#### [Problem details]
Retype all the entries word for word, but omit the pictures.

☆ ☆ ☆ ☆ ☆

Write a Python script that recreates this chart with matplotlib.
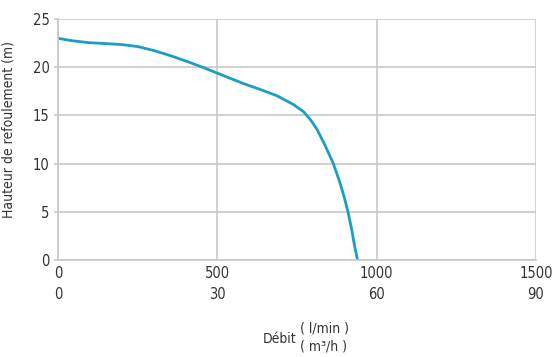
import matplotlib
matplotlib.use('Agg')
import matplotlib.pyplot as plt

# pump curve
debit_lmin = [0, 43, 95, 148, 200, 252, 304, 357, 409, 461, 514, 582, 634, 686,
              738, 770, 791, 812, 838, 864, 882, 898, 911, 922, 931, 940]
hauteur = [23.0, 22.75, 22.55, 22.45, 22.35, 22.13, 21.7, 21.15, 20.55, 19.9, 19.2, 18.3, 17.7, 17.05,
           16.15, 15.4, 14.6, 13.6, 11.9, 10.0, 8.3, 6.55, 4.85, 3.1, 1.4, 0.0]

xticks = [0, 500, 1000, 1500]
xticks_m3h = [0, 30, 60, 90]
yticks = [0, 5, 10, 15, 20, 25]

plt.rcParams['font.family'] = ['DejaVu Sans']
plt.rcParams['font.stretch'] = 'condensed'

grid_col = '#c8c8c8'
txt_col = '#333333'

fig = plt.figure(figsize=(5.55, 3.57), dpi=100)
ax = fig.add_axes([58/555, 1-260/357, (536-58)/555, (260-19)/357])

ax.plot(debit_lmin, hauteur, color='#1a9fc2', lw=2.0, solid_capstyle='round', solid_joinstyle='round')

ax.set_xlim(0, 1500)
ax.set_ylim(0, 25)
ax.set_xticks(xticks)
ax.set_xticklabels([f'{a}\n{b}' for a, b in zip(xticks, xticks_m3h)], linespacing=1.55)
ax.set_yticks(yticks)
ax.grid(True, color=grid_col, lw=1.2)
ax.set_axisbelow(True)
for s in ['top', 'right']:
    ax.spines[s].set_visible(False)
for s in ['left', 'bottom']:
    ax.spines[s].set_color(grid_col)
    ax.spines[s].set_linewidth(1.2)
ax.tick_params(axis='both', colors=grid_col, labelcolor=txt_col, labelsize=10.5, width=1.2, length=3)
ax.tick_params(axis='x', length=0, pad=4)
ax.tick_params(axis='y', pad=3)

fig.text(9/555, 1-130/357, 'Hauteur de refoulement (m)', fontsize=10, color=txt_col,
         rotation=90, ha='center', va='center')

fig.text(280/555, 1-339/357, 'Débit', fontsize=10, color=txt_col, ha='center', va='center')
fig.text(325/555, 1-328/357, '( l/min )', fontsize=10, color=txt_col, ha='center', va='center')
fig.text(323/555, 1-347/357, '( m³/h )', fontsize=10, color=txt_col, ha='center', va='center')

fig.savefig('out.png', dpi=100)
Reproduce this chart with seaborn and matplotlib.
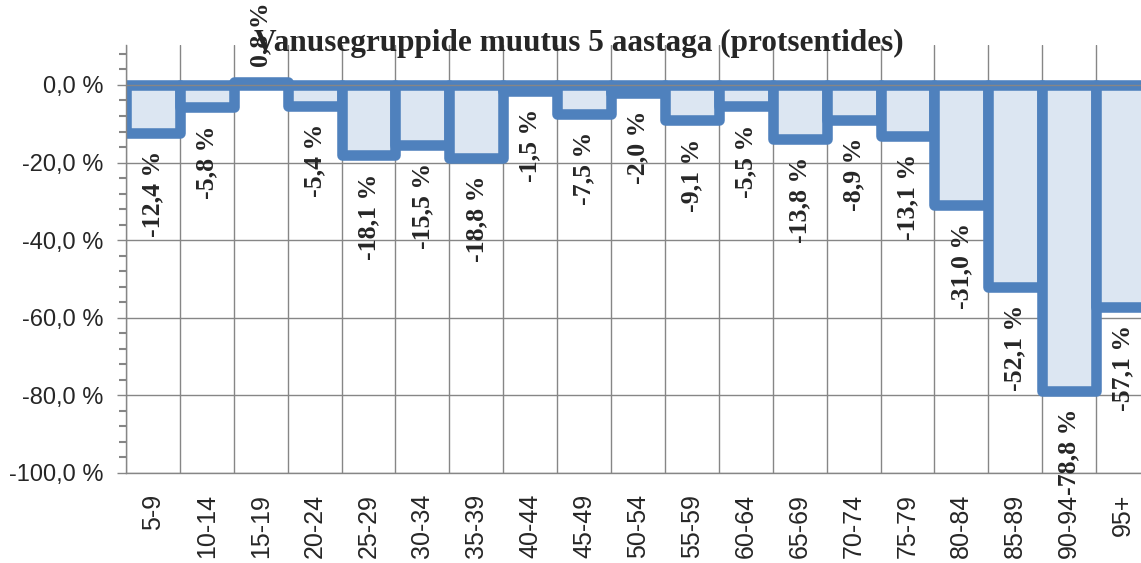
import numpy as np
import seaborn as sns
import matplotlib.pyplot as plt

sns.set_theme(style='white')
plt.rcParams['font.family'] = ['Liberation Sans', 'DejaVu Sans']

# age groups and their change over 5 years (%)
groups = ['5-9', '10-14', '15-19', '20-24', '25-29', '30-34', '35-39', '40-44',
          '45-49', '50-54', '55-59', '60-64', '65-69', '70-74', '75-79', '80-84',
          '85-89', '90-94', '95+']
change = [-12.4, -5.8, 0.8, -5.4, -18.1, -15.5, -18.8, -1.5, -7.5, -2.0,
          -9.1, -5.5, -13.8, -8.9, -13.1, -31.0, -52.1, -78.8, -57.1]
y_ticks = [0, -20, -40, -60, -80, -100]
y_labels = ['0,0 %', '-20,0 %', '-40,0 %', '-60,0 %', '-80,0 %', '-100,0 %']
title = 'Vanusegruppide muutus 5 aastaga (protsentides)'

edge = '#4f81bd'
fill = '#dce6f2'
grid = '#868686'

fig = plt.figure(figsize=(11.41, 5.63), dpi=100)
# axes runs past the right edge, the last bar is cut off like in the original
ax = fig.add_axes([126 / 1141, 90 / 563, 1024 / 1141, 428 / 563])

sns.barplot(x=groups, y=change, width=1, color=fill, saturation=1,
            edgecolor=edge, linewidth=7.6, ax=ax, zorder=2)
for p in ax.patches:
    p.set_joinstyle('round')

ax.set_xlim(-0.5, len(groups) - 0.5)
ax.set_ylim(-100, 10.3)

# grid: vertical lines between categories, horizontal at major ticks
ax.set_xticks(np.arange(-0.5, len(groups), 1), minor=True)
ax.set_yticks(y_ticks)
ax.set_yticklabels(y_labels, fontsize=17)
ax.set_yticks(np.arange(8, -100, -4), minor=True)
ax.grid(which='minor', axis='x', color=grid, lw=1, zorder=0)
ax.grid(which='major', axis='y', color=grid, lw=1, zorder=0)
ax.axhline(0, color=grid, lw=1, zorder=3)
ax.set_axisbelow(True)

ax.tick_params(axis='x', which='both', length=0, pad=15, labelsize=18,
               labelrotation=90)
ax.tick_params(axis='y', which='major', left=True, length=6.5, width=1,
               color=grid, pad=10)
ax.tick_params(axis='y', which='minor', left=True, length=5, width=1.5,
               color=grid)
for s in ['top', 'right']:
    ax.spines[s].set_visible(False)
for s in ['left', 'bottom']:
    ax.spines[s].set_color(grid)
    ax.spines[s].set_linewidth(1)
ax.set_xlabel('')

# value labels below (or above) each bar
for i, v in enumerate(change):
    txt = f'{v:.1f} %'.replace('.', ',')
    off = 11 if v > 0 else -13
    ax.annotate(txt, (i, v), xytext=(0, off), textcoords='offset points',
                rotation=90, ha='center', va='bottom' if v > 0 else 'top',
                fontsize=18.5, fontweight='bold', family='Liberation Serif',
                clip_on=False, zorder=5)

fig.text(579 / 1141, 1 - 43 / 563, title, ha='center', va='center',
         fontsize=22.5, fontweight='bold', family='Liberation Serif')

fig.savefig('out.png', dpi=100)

☆ ☆ ☆ ☆ ☆

#### [Full response]
Write a Python script that recreates this chart with matplotlib.
import matplotlib
matplotlib.use('Agg')
import matplotlib.pyplot as plt

# pump curve
debit_lmin = [0, 43, 95, 148, 200, 252, 304, 357, 409, 461, 514, 582, 634, 686,
              738, 770, 791, 812, 838, 864, 882, 898, 911, 922, 931, 940]
hauteur = [23.0, 22.75, 22.55, 22.45, 22.35, 22.13, 21.7, 21.15, 20.55, 19.9, 19.2, 18.3, 17.7, 17.05,
           16.15, 15.4, 14.6, 13.6, 11.9, 10.0, 8.3, 6.55, 4.85, 3.1, 1.4, 0.0]

xticks = [0, 500, 1000, 1500]
xticks_m3h = [0, 30, 60, 90]
yticks = [0, 5, 10, 15, 20, 25]

plt.rcParams['font.family'] = ['DejaVu Sans']
plt.rcParams['font.stretch'] = 'condensed'

grid_col = '#c8c8c8'
txt_col = '#333333'

fig = plt.figure(figsize=(5.55, 3.57), dpi=100)
ax = fig.add_axes([58/555, 1-260/357, (536-58)/555, (260-19)/357])

ax.plot(debit_lmin, hauteur, color='#1a9fc2', lw=2.0, solid_capstyle='round', solid_joinstyle='round')

ax.set_xlim(0, 1500)
ax.set_ylim(0, 25)
ax.set_xticks(xticks)
ax.set_xticklabels([f'{a}\n{b}' for a, b in zip(xticks, xticks_m3h)], linespacing=1.55)
ax.set_yticks(yticks)
ax.grid(True, color=grid_col, lw=1.2)
ax.set_axisbelow(True)
for s in ['top', 'right']:
    ax.spines[s].set_visible(False)
for s in ['left', 'bottom']:
    ax.spines[s].set_color(grid_col)
    ax.spines[s].set_linewidth(1.2)
ax.tick_params(axis='both', colors=grid_col, labelcolor=txt_col, labelsize=10.5, width=1.2, length=3)
ax.tick_params(axis='x', length=0, pad=4)
ax.tick_params(axis='y', pad=3)

fig.text(9/555, 1-130/357, 'Hauteur de refoulement (m)', fontsize=10, color=txt_col,
         rotation=90, ha='center', va='center')

fig.text(280/555, 1-339/357, 'Débit', fontsize=10, color=txt_col, ha='center', va='center')
fig.text(325/555, 1-328/357, '( l/min )', fontsize=10, color=txt_col, ha='center', va='center')
fig.text(323/555, 1-347/357, '( m³/h )', fontsize=10, color=txt_col, ha='center', va='center')

fig.savefig('out.png', dpi=100)
Reproduce this chart with seaborn and matplotlib.
import numpy as np
import seaborn as sns
import matplotlib.pyplot as plt

sns.set_theme(style='white')
plt.rcParams['font.family'] = ['Liberation Sans', 'DejaVu Sans']

# age groups and their change over 5 years (%)
groups = ['5-9', '10-14', '15-19', '20-24', '25-29', '30-34', '35-39', '40-44',
          '45-49', '50-54', '55-59', '60-64', '65-69', '70-74', '75-79', '80-84',
          '85-89', '90-94', '95+']
change = [-12.4, -5.8, 0.8, -5.4, -18.1, -15.5, -18.8, -1.5, -7.5, -2.0,
          -9.1, -5.5, -13.8, -8.9, -13.1, -31.0, -52.1, -78.8, -57.1]
y_ticks = [0, -20, -40, -60, -80, -100]
y_labels = ['0,0 %', '-20,0 %', '-40,0 %', '-60,0 %', '-80,0 %', '-100,0 %']
title = 'Vanusegruppide muutus 5 aastaga (protsentides)'

edge = '#4f81bd'
fill = '#dce6f2'
grid = '#868686'

fig = plt.figure(figsize=(11.41, 5.63), dpi=100)
# axes runs past the right edge, the last bar is cut off like in the original
ax = fig.add_axes([126 / 1141, 90 / 563, 1024 / 1141, 428 / 563])

sns.barplot(x=groups, y=change, width=1, color=fill, saturation=1,
            edgecolor=edge, linewidth=7.6, ax=ax, zorder=2)
for p in ax.patches:
    p.set_joinstyle('round')

ax.set_xlim(-0.5, len(groups) - 0.5)
ax.set_ylim(-100, 10.3)

# grid: vertical lines between categories, horizontal at major ticks
ax.set_xticks(np.arange(-0.5, len(groups), 1), minor=True)
ax.set_yticks(y_ticks)
ax.set_yticklabels(y_labels, fontsize=17)
ax.set_yticks(np.arange(8, -100, -4), minor=True)
ax.grid(which='minor', axis='x', color=grid, lw=1, zorder=0)
ax.grid(which='major', axis='y', color=grid, lw=1, zorder=0)
ax.axhline(0, color=grid, lw=1, zorder=3)
ax.set_axisbelow(True)

ax.tick_params(axis='x', which='both', length=0, pad=15, labelsize=18,
               labelrotation=90)
ax.tick_params(axis='y', which='major', left=True, length=6.5, width=1,
               color=grid, pad=10)
ax.tick_params(axis='y', which='minor', left=True, length=5, width=1.5,
               color=grid)
for s in ['top', 'right']:
    ax.spines[s].set_visible(False)
for s in ['left', 'bottom']:
    ax.spines[s].set_color(grid)
    ax.spines[s].set_linewidth(1)
ax.set_xlabel('')

# value labels below (or above) each bar
for i, v in enumerate(change):
    txt = f'{v:.1f} %'.replace('.', ',')
    off = 11 if v > 0 else -13
    ax.annotate(txt, (i, v), xytext=(0, off), textcoords='offset points',
                rotation=90, ha='center', va='bottom' if v > 0 else 'top',
                fontsize=18.5, fontweight='bold', family='Liberation Serif',
                clip_on=False, zorder=5)

fig.text(579 / 1141, 1 - 43 / 563, title, ha='center', va='center',
         fontsize=22.5, fontweight='bold', family='Liberation Serif')

fig.savefig('out.png', dpi=100)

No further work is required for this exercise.